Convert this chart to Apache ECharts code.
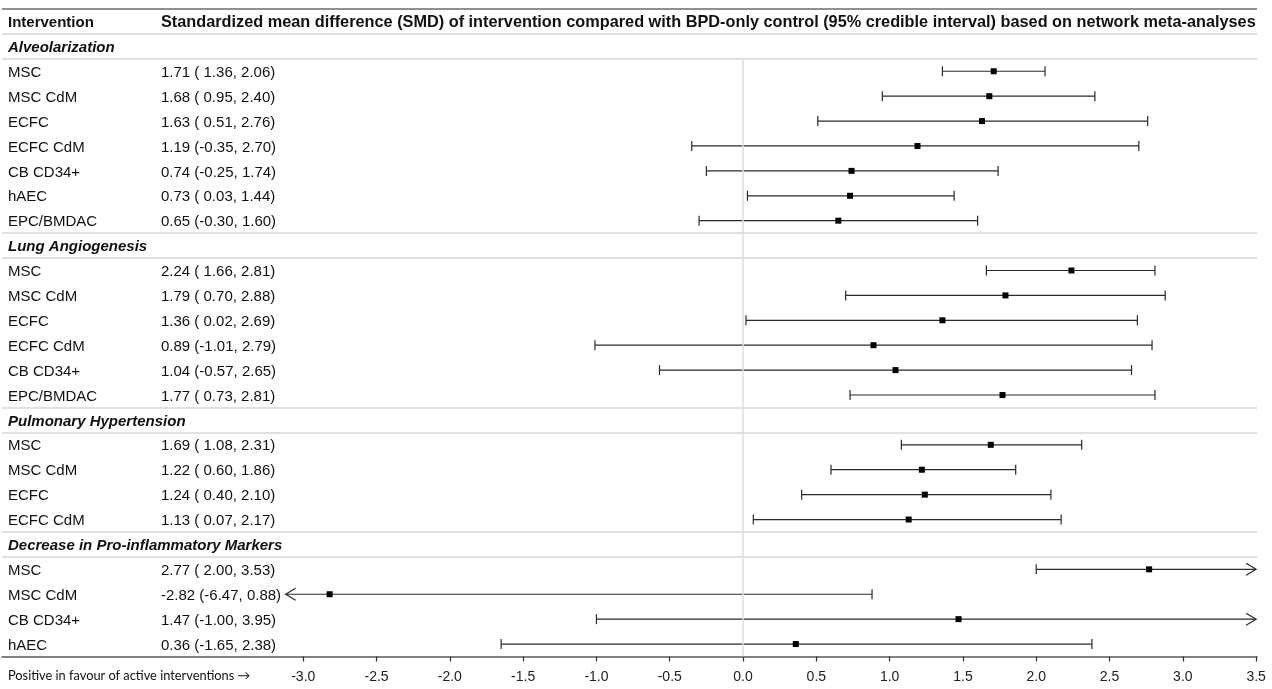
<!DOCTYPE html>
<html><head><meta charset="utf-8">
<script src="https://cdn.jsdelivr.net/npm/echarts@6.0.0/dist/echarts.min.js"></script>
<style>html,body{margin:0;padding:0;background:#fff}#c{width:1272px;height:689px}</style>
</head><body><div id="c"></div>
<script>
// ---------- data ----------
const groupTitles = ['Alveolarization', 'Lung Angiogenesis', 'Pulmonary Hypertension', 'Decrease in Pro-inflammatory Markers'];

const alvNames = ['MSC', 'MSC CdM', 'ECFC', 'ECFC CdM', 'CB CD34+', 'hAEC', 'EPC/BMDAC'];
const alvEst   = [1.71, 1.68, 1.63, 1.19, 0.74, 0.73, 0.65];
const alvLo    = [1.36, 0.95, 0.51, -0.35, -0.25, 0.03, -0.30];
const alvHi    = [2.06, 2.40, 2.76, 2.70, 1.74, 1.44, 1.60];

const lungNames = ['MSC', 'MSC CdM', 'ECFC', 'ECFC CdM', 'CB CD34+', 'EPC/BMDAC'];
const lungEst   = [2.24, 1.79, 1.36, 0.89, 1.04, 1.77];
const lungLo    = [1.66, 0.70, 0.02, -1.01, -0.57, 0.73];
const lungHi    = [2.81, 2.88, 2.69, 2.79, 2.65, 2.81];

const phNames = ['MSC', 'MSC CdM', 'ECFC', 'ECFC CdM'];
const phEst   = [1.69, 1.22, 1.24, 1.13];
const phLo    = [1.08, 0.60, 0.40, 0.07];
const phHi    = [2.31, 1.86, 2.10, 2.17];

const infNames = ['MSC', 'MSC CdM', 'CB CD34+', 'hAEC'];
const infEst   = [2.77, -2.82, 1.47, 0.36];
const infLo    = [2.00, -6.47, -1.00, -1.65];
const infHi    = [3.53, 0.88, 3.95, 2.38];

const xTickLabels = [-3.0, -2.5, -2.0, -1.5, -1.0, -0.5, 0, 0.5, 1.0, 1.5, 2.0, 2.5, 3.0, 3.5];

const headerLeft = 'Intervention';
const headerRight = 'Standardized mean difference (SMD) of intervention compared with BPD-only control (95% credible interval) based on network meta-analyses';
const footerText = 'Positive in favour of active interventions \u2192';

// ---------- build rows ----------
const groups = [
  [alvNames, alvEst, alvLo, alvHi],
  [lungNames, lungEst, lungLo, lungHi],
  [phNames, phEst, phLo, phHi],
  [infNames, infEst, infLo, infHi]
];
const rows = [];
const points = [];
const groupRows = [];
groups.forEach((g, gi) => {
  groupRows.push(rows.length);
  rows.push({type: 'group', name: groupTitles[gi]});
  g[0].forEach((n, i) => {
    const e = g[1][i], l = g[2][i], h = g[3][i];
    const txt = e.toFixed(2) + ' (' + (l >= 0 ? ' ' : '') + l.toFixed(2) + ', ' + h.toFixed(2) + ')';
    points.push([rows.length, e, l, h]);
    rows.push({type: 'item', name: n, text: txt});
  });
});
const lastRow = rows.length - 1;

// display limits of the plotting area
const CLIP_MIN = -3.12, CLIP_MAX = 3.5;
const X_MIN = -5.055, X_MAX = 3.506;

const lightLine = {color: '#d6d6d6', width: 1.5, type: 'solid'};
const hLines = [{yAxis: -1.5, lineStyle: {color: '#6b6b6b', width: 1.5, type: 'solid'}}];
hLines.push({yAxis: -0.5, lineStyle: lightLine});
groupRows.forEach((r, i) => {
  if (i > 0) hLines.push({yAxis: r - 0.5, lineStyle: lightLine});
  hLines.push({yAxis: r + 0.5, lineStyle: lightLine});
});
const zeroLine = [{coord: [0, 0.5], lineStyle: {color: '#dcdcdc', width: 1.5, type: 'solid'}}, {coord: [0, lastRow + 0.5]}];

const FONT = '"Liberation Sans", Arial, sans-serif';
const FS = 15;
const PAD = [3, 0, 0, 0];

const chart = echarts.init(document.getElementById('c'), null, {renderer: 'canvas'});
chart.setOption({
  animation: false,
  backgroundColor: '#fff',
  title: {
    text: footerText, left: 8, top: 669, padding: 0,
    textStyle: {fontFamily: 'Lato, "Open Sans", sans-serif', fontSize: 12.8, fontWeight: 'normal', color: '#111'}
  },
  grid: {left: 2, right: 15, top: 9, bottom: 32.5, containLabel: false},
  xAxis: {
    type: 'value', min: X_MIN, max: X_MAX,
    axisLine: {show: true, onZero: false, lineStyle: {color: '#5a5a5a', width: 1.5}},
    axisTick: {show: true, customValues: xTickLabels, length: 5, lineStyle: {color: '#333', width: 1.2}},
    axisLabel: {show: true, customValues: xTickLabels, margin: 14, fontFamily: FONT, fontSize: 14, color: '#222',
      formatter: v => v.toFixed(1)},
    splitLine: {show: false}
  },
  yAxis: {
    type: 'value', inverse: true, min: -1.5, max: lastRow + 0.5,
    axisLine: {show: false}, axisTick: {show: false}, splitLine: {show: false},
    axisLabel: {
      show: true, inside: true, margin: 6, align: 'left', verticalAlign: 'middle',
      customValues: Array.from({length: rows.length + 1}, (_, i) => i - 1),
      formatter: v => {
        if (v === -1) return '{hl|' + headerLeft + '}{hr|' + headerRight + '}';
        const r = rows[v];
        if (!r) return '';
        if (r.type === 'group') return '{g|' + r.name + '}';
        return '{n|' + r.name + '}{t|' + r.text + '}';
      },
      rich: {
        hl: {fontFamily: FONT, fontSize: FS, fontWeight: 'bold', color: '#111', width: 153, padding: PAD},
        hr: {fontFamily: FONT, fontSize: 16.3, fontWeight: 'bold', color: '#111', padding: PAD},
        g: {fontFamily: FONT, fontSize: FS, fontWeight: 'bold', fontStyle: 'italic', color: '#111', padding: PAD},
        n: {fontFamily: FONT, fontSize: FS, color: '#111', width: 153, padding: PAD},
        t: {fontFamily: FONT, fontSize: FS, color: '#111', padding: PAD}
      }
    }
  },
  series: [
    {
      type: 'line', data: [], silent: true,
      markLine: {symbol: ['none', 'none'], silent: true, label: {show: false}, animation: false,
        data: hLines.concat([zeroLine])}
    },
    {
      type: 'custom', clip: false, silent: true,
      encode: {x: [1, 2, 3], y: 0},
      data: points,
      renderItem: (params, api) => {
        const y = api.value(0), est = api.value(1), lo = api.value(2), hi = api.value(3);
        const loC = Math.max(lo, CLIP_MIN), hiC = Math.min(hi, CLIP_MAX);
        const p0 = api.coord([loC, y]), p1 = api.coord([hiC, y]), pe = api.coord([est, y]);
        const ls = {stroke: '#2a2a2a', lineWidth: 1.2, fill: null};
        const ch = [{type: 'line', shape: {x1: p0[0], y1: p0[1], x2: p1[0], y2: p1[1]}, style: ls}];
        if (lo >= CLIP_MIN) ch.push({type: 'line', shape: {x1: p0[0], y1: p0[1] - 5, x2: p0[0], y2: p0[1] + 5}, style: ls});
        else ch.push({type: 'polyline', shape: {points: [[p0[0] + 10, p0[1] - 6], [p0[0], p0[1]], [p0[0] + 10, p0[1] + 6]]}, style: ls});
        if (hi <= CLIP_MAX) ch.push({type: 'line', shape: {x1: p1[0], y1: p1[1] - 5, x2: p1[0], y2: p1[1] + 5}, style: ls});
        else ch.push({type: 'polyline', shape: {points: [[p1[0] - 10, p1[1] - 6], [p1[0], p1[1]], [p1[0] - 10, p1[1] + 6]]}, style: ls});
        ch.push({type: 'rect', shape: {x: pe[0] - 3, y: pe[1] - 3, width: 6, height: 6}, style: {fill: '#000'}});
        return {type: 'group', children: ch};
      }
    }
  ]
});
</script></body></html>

__________

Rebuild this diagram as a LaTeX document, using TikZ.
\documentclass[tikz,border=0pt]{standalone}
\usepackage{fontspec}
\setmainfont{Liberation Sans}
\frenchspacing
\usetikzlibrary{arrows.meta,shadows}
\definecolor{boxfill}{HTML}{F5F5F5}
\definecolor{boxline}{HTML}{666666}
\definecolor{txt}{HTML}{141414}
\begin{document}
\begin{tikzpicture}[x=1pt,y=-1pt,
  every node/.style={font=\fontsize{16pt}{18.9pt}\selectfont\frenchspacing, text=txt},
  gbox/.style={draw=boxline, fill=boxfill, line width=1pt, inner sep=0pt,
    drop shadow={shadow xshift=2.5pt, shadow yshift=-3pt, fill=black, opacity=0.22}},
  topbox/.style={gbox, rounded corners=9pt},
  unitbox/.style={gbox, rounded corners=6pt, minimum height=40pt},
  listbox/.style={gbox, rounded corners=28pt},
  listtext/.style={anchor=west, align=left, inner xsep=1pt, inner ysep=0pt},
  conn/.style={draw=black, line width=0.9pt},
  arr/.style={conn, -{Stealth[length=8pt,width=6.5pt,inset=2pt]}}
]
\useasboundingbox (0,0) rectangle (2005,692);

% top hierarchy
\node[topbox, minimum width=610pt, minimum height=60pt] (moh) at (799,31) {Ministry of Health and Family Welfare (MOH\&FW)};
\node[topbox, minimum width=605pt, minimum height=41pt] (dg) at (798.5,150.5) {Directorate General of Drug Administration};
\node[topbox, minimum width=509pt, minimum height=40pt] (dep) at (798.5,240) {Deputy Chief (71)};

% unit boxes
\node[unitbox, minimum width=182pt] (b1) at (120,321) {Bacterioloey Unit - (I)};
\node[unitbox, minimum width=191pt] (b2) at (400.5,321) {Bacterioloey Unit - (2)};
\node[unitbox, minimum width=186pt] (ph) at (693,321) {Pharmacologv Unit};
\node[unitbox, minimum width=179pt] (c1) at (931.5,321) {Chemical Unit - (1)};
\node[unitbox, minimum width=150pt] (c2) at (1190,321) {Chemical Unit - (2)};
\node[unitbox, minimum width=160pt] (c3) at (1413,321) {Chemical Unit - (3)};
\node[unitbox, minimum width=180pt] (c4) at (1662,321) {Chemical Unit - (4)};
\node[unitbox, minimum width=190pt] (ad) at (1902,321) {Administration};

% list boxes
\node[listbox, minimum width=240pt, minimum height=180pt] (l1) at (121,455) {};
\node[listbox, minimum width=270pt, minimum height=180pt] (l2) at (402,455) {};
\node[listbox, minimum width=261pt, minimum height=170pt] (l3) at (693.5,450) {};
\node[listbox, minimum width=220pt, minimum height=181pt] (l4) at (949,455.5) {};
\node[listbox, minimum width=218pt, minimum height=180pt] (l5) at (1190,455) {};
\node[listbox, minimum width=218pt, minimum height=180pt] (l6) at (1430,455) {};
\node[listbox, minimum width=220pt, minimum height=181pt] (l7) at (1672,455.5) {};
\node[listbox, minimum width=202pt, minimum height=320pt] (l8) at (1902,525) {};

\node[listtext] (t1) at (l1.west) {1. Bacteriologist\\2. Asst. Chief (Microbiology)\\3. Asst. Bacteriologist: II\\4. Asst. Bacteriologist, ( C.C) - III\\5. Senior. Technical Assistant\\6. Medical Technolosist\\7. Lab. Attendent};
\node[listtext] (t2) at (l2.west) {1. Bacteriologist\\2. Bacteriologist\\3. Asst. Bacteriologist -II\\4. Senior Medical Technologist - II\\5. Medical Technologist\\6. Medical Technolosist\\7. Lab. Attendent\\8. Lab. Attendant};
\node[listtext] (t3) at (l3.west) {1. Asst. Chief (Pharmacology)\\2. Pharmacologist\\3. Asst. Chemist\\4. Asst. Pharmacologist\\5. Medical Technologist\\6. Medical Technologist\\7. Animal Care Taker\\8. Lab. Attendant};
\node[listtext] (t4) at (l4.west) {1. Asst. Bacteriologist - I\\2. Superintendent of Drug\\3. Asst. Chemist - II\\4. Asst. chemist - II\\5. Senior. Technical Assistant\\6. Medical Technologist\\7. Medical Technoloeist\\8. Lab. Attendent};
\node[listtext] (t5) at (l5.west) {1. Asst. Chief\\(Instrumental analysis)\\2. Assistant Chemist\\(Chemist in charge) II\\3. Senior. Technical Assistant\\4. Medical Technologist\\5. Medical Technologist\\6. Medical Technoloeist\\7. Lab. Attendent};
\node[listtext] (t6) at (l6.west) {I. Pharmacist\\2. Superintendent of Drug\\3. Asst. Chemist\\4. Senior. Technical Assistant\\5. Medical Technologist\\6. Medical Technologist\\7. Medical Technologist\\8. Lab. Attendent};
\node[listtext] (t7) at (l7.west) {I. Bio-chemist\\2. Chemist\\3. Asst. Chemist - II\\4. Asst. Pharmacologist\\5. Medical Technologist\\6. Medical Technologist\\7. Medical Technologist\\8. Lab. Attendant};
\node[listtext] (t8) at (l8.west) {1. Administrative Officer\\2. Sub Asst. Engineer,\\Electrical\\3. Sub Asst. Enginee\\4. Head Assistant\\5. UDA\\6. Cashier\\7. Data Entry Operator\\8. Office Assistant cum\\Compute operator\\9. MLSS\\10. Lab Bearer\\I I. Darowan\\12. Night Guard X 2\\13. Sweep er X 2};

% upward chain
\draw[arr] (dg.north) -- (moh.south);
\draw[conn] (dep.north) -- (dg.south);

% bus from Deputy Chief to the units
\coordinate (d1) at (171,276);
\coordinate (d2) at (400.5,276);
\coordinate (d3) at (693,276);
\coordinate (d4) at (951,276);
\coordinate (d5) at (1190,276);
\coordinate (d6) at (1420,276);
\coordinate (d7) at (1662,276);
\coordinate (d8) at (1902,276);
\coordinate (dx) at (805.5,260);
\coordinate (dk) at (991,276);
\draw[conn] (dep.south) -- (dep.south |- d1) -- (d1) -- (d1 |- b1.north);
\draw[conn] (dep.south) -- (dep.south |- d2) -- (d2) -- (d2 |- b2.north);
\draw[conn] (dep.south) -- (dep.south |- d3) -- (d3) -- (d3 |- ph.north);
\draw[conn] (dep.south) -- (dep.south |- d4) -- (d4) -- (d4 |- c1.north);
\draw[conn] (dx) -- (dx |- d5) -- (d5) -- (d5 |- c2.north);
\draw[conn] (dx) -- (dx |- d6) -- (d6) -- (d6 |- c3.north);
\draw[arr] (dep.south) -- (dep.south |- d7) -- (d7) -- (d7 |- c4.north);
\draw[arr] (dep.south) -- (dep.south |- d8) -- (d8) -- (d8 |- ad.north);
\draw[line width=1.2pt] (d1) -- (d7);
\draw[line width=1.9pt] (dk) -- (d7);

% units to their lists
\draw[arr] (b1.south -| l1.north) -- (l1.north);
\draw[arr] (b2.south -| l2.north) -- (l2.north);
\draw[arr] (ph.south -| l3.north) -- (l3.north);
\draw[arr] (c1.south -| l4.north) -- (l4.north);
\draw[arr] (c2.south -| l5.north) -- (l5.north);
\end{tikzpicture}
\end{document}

__________

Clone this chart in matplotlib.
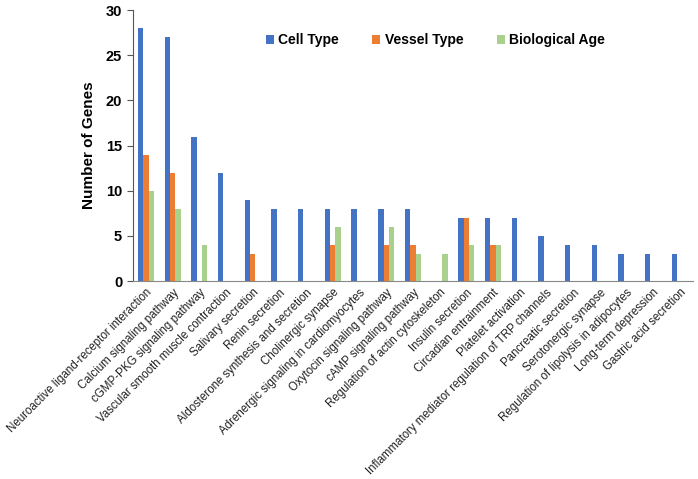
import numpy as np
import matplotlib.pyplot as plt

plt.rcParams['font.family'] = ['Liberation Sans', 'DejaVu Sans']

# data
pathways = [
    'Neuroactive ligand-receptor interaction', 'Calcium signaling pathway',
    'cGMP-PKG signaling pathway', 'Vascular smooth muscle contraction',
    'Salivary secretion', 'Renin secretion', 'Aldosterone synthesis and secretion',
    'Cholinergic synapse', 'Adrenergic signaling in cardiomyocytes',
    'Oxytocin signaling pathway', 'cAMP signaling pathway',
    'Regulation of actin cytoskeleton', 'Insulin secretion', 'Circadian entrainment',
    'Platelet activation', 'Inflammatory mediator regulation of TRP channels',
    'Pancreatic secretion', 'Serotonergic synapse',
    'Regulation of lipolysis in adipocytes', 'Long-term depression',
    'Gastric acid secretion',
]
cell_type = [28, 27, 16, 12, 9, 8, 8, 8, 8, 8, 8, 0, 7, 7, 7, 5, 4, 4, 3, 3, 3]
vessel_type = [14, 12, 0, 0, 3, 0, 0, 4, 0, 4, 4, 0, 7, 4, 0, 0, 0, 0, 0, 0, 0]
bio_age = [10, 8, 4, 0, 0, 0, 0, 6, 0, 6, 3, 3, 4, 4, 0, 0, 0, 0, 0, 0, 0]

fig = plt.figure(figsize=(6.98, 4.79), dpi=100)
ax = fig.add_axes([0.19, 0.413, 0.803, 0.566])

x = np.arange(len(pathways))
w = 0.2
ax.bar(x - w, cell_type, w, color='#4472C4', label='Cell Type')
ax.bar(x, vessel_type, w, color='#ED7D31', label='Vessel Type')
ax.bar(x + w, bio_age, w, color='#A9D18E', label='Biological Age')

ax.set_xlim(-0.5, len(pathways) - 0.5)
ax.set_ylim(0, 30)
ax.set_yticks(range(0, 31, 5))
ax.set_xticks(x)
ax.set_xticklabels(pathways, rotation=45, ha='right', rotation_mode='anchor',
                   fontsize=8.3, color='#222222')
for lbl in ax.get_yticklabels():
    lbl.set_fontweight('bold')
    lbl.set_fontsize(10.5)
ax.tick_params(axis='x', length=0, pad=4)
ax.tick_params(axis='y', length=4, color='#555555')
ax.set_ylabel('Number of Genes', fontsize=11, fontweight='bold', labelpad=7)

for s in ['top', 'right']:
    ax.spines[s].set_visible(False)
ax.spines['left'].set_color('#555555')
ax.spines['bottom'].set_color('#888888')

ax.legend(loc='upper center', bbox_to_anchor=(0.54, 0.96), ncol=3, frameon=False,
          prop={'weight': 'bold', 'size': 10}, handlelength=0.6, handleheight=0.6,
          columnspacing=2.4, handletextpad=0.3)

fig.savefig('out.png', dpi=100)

__________

* [Problem requirements]:
In the listing above, find the line with "Convert this chart to Apache ECharts code." and the line with "1.86, 2.10, 2.17];". Set down both and every line between them, minus the pictures.

* [Task output]:
Convert this chart to Apache ECharts code.
<!DOCTYPE html>
<html><head><meta charset="utf-8">
<script src="https://cdn.jsdelivr.net/npm/echarts@6.0.0/dist/echarts.min.js"></script>
<style>html,body{margin:0;padding:0;background:#fff}#c{width:1272px;height:689px}</style>
</head><body><div id="c"></div>
<script>
// ---------- data ----------
const groupTitles = ['Alveolarization', 'Lung Angiogenesis', 'Pulmonary Hypertension', 'Decrease in Pro-inflammatory Markers'];

const alvNames = ['MSC', 'MSC CdM', 'ECFC', 'ECFC CdM', 'CB CD34+', 'hAEC', 'EPC/BMDAC'];
const alvEst   = [1.71, 1.68, 1.63, 1.19, 0.74, 0.73, 0.65];
const alvLo    = [1.36, 0.95, 0.51, -0.35, -0.25, 0.03, -0.30];
const alvHi    = [2.06, 2.40, 2.76, 2.70, 1.74, 1.44, 1.60];

const lungNames = ['MSC', 'MSC CdM', 'ECFC', 'ECFC CdM', 'CB CD34+', 'EPC/BMDAC'];
const lungEst   = [2.24, 1.79, 1.36, 0.89, 1.04, 1.77];
const lungLo    = [1.66, 0.70, 0.02, -1.01, -0.57, 0.73];
const lungHi    = [2.81, 2.88, 2.69, 2.79, 2.65, 2.81];

const phNames = ['MSC', 'MSC CdM', 'ECFC', 'ECFC CdM'];
const phEst   = [1.69, 1.22, 1.24, 1.13];
const phLo    = [1.08, 0.60, 0.40, 0.07];
const phHi    = [2.31, 1.86, 2.10, 2.17];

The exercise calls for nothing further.